>>>

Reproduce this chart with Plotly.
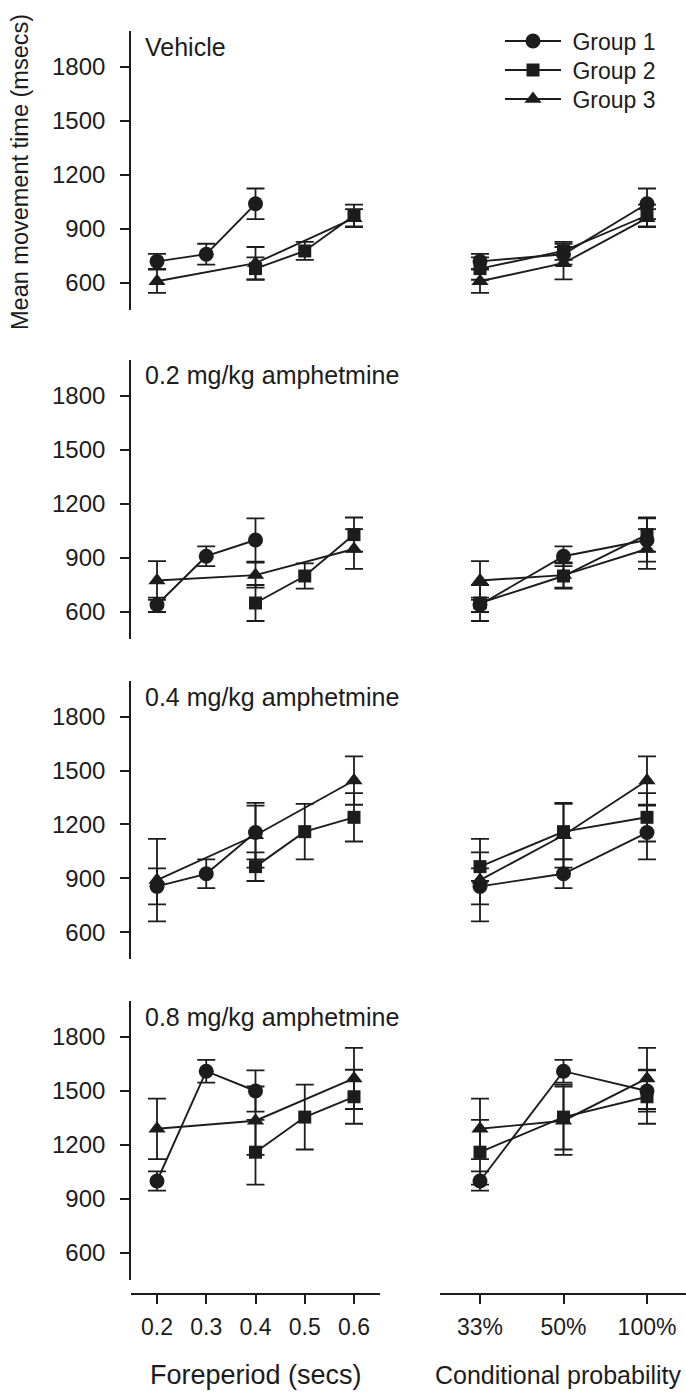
import plotly.graph_objects as go

# Foreperiods (secs) tested in each group; each group's three foreperiods map to
# conditional probabilities of 33%, 50% and 100% respectively.
foreperiod_g1 = [0.2, 0.3, 0.4]
foreperiod_g2 = [0.4, 0.5, 0.6]
foreperiod_g3 = [0.2, 0.4, 0.6]
probabilities = ["33%", "50%", "100%"]
foreperiod_ticks = [0.2, 0.3, 0.4, 0.5, 0.6]

conditions = ["Vehicle", "0.2 mg/kg amphetmine", "0.4 mg/kg amphetmine", "0.8 mg/kg amphetmine"]
group_names = ["Group 1", "Group 2", "Group 3"]

# Mean movement time (msecs) per condition, one list per group
g1_mean = [[720, 760, 1040], [640, 910, 1000], [855, 925, 1155], [1000, 1610, 1500]]
g2_mean = [[680, 778, 975], [650, 800, 1030], [965, 1160, 1240], [1160, 1355, 1468]]
g3_mean = [[610, 710, 960], [775, 805, 950], [890, 1140, 1445], [1290, 1335, 1570]]

# Standard errors
g1_err = [[42, 58, 85], [40, 55, 120], [100, 80, 150], [53, 63, 115]]
g2_err = [[62, 50, 60], [100, 70, 95], [80, 155, 135], [180, 180, 150]]
g3_err = [[65, 90, 50], [108, 70, 110], [230, 180, 135], [168, 190, 170]]

W, H = 686, 1394
INK = "#1c1c1c"
FONT = "Arial, Liberation Sans, Helvetica, sans-serif"


def fx(px):
    return px / W


def fy(px):
    return 1 - px / H


# panel vertical extents in pixels (top, bottom)
panel_px = [(31, 310), (360, 639), (681, 959), (1001, 1280)]
left_px = (131, 380)
right_px = (440, 686)
bottom_axis_px = 1294
y_range = [450, 2000]
x_left_range = [0.1472, 0.6528]
x_right_range = [-0.479, 2.467]

groups = [
    (foreperiod_g1, g1_mean, g1_err, "circle", 15),
    (foreperiod_g2, g2_mean, g2_err, "square", 13),
    (foreperiod_g3, g3_mean, g3_err, "triangle-up", 15),
]
legend_ids = ["legend", "legend2", "legend3"]
legend_rows_px = [41, 70, 99]

fig = go.Figure()
layout = {}

for p in range(4):
    li, ri = 2 * p + 1, 2 * p + 2
    for gi, (fp, means, errs, sym, msize) in enumerate(groups):
        common = dict(
            mode="lines+markers",
            line=dict(color=INK, width=1.9),
            marker=dict(symbol=sym, size=msize, color=INK, line=dict(width=0)),
            error_y=dict(type="data", array=errs[p], color=INK, thickness=1.8, width=9),
            name="\u00a0" + group_names[gi],
            legendgroup=group_names[gi],
            legend=legend_ids[gi],
        )
        fig.add_trace(go.Scatter(x=fp, y=means[p], xaxis=f"x{li}", yaxis=f"y{li}",
                                 showlegend=(p == 0), **common))
        fig.add_trace(go.Scatter(x=probabilities, y=means[p], xaxis=f"x{ri}", yaxis=f"y{ri}",
                                 showlegend=False, **common))

    top, bot = panel_px[p]
    ydom = [fy(bot), fy(top)]
    is_bottom = p == 3

    # left panel axes
    xl = dict(domain=[fx(left_px[0]), fx(left_px[1])], range=x_left_range,
              showgrid=False, zeroline=False)
    if is_bottom:
        xl.update(anchor="free", position=fy(bottom_axis_px), showline=True,
                  linecolor=INK, linewidth=1.6, ticks="outside", ticklen=9,
                  tickwidth=1.6, tickcolor=INK, tickvals=foreperiod_ticks,
                  ticktext=[f"{v:.1f}" for v in foreperiod_ticks],
                  tickfont=dict(size=23, color=INK, family=FONT), ticklabelstandoff=4)
    else:
        xl.update(anchor=f"y{li}", visible=False)
    layout[f"xaxis{li}"] = xl
    layout[f"yaxis{li}"] = dict(
        domain=ydom, range=y_range, anchor=f"x{li}", showgrid=False, zeroline=False,
        showline=True, linecolor=INK, linewidth=1.6, ticks="outside", ticklen=9,
        tickwidth=1.6, tickcolor=INK, tick0=600, dtick=300,
        tickfont=dict(size=24, color=INK, family=FONT), ticklabelstandoff=10,
    )

    # right panel axes
    xr = dict(domain=[fx(right_px[0]), fx(right_px[1])], range=x_right_range,
              type="category", categoryorder="array", categoryarray=probabilities,
              showgrid=False, zeroline=False)
    if is_bottom:
        xr.update(anchor="free", position=fy(bottom_axis_px), showline=True,
                  linecolor=INK, linewidth=1.6, ticks="outside", ticklen=9,
                  tickwidth=1.6, tickcolor=INK,
                  tickfont=dict(size=23, color=INK, family=FONT), ticklabelstandoff=4)
    else:
        xr.update(anchor=f"y{ri}", visible=False)
    layout[f"xaxis{ri}"] = xr
    layout[f"yaxis{ri}"] = dict(domain=ydom, range=y_range, anchor=f"x{ri}", visible=False)

# one single-row legend per group so the rows sit at fixed heights
for lid, row in zip(legend_ids, legend_rows_px):
    layout[lid] = dict(x=fx(500), y=fy(row), xanchor="left", yanchor="middle",
                       font=dict(size=23, color=INK, family=FONT),
                       bgcolor="rgba(0,0,0,0)", itemwidth=56, tracegroupgap=0)

annotations = []
label_px = [47, 375, 697, 1017]
for p, text in enumerate(conditions):
    annotations.append(dict(text=text, x=fx(143), y=fy(label_px[p]), xref="paper", yref="paper",
                            xanchor="left", yanchor="middle", showarrow=False,
                            font=dict(size=25, color=INK, family=FONT)))
annotations.append(dict(text="Mean movement time (msecs)", x=fx(20), y=fy(172), xref="paper",
                        yref="paper", xanchor="center", yanchor="middle", textangle=-90,
                        showarrow=False, font=dict(size=23.5, color=INK, family=FONT)))
annotations.append(dict(text="Foreperiod (secs)", x=fx(256), y=fy(1375), xref="paper",
                        yref="paper", xanchor="center", yanchor="middle", showarrow=False,
                        font=dict(size=27, color=INK, family=FONT)))
annotations.append(dict(text="Conditional probability", x=fx(683), y=fy(1375), xref="paper",
                        yref="paper", xanchor="right", yanchor="middle", showarrow=False,
                        font=dict(size=25, color=INK, family=FONT)))

fig.update_layout(
    width=W, height=H,
    margin=dict(l=0, r=0, t=0, b=0),
    paper_bgcolor="white", plot_bgcolor="white",
    font=dict(family=FONT, color=INK),
    showlegend=True,
    annotations=annotations,
    **layout,
)

fig.write_html("out.html")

<<<

• **SHORT PROBLEM**
Return the material exactly as given, apart from the pictures.

• **COMPLETED TASK**
Reproduce this chart with Plotly.
import plotly.graph_objects as go

# Foreperiods (secs) tested in each group; each group's three foreperiods map to
# conditional probabilities of 33%, 50% and 100% respectively.
foreperiod_g1 = [0.2, 0.3, 0.4]
foreperiod_g2 = [0.4, 0.5, 0.6]
foreperiod_g3 = [0.2, 0.4, 0.6]
probabilities = ["33%", "50%", "100%"]
foreperiod_ticks = [0.2, 0.3, 0.4, 0.5, 0.6]

conditions = ["Vehicle", "0.2 mg/kg amphetmine", "0.4 mg/kg amphetmine", "0.8 mg/kg amphetmine"]
group_names = ["Group 1", "Group 2", "Group 3"]

# Mean movement time (msecs) per condition, one list per group
g1_mean = [[720, 760, 1040], [640, 910, 1000], [855, 925, 1155], [1000, 1610, 1500]]
g2_mean = [[680, 778, 975], [650, 800, 1030], [965, 1160, 1240], [1160, 1355, 1468]]
g3_mean = [[610, 710, 960], [775, 805, 950], [890, 1140, 1445], [1290, 1335, 1570]]

# Standard errors
g1_err = [[42, 58, 85], [40, 55, 120], [100, 80, 150], [53, 63, 115]]
g2_err = [[62, 50, 60], [100, 70, 95], [80, 155, 135], [180, 180, 150]]
g3_err = [[65, 90, 50], [108, 70, 110], [230, 180, 135], [168, 190, 170]]

W, H = 686, 1394
INK = "#1c1c1c"
FONT = "Arial, Liberation Sans, Helvetica, sans-serif"


def fx(px):
    return px / W


def fy(px):
    return 1 - px / H


# panel vertical extents in pixels (top, bottom)
panel_px = [(31, 310), (360, 639), (681, 959), (1001, 1280)]
left_px = (131, 380)
right_px = (440, 686)
bottom_axis_px = 1294
y_range = [450, 2000]
x_left_range = [0.1472, 0.6528]
x_right_range = [-0.479, 2.467]

groups = [
    (foreperiod_g1, g1_mean, g1_err, "circle", 15),
    (foreperiod_g2, g2_mean, g2_err, "square", 13),
    (foreperiod_g3, g3_mean, g3_err, "triangle-up", 15),
]
legend_ids = ["legend", "legend2", "legend3"]
legend_rows_px = [41, 70, 99]

fig = go.Figure()
layout = {}

for p in range(4):
    li, ri = 2 * p + 1, 2 * p + 2
    for gi, (fp, means, errs, sym, msize) in enumerate(groups):
        common = dict(
            mode="lines+markers",
            line=dict(color=INK, width=1.9),
            marker=dict(symbol=sym, size=msize, color=INK, line=dict(width=0)),
            error_y=dict(type="data", array=errs[p], color=INK, thickness=1.8, width=9),
            name="\u00a0" + group_names[gi],
            legendgroup=group_names[gi],
            legend=legend_ids[gi],
        )
        fig.add_trace(go.Scatter(x=fp, y=means[p], xaxis=f"x{li}", yaxis=f"y{li}",
                                 showlegend=(p == 0), **common))
        fig.add_trace(go.Scatter(x=probabilities, y=means[p], xaxis=f"x{ri}", yaxis=f"y{ri}",
                                 showlegend=False, **common))

    top, bot = panel_px[p]
    ydom = [fy(bot), fy(top)]
    is_bottom = p == 3

    # left panel axes
    xl = dict(domain=[fx(left_px[0]), fx(left_px[1])], range=x_left_range,
              showgrid=False, zeroline=False)
    if is_bottom:
        xl.update(anchor="free", position=fy(bottom_axis_px), showline=True,
                  linecolor=INK, linewidth=1.6, ticks="outside", ticklen=9,
                  tickwidth=1.6, tickcolor=INK, tickvals=foreperiod_ticks,
                  ticktext=[f"{v:.1f}" for v in foreperiod_ticks],
                  tickfont=dict(size=23, color=INK, family=FONT), ticklabelstandoff=4)
    else:
        xl.update(anchor=f"y{li}", visible=False)
    layout[f"xaxis{li}"] = xl
    layout[f"yaxis{li}"] = dict(
        domain=ydom, range=y_range, anchor=f"x{li}", showgrid=False, zeroline=False,
        showline=True, linecolor=INK, linewidth=1.6, ticks="outside", ticklen=9,
        tickwidth=1.6, tickcolor=INK, tick0=600, dtick=300,
        tickfont=dict(size=24, color=INK, family=FONT), ticklabelstandoff=10,
    )

    # right panel axes
    xr = dict(domain=[fx(right_px[0]), fx(right_px[1])], range=x_right_range,
              type="category", categoryorder="array", categoryarray=probabilities,
              showgrid=False, zeroline=False)
    if is_bottom:
        xr.update(anchor="free", position=fy(bottom_axis_px), showline=True,
                  linecolor=INK, linewidth=1.6, ticks="outside", ticklen=9,
                  tickwidth=1.6, tickcolor=INK,
                  tickfont=dict(size=23, color=INK, family=FONT), ticklabelstandoff=4)
    else:
        xr.update(anchor=f"y{ri}", visible=False)
    layout[f"xaxis{ri}"] = xr
    layout[f"yaxis{ri}"] = dict(domain=ydom, range=y_range, anchor=f"x{ri}", visible=False)

# one single-row legend per group so the rows sit at fixed heights
for lid, row in zip(legend_ids, legend_rows_px):
    layout[lid] = dict(x=fx(500), y=fy(row), xanchor="left", yanchor="middle",
                       font=dict(size=23, color=INK, family=FONT),
                       bgcolor="rgba(0,0,0,0)", itemwidth=56, tracegroupgap=0)

annotations = []
label_px = [47, 375, 697, 1017]
for p, text in enumerate(conditions):
    annotations.append(dict(text=text, x=fx(143), y=fy(label_px[p]), xref="paper", yref="paper",
                            xanchor="left", yanchor="middle", showarrow=False,
                            font=dict(size=25, color=INK, family=FONT)))
annotations.append(dict(text="Mean movement time (msecs)", x=fx(20), y=fy(172), xref="paper",
                        yref="paper", xanchor="center", yanchor="middle", textangle=-90,
                        showarrow=False, font=dict(size=23.5, color=INK, family=FONT)))
annotations.append(dict(text="Foreperiod (secs)", x=fx(256), y=fy(1375), xref="paper",
                        yref="paper", xanchor="center", yanchor="middle", showarrow=False,
                        font=dict(size=27, color=INK, family=FONT)))
annotations.append(dict(text="Conditional probability", x=fx(683), y=fy(1375), xref="paper",
                        yref="paper", xanchor="right", yanchor="middle", showarrow=False,
                        font=dict(size=25, color=INK, family=FONT)))

fig.update_layout(
    width=W, height=H,
    margin=dict(l=0, r=0, t=0, b=0),
    paper_bgcolor="white", plot_bgcolor="white",
    font=dict(family=FONT, color=INK),
    showlegend=True,
    annotations=annotations,
    **layout,
)

fig.write_html("out.html")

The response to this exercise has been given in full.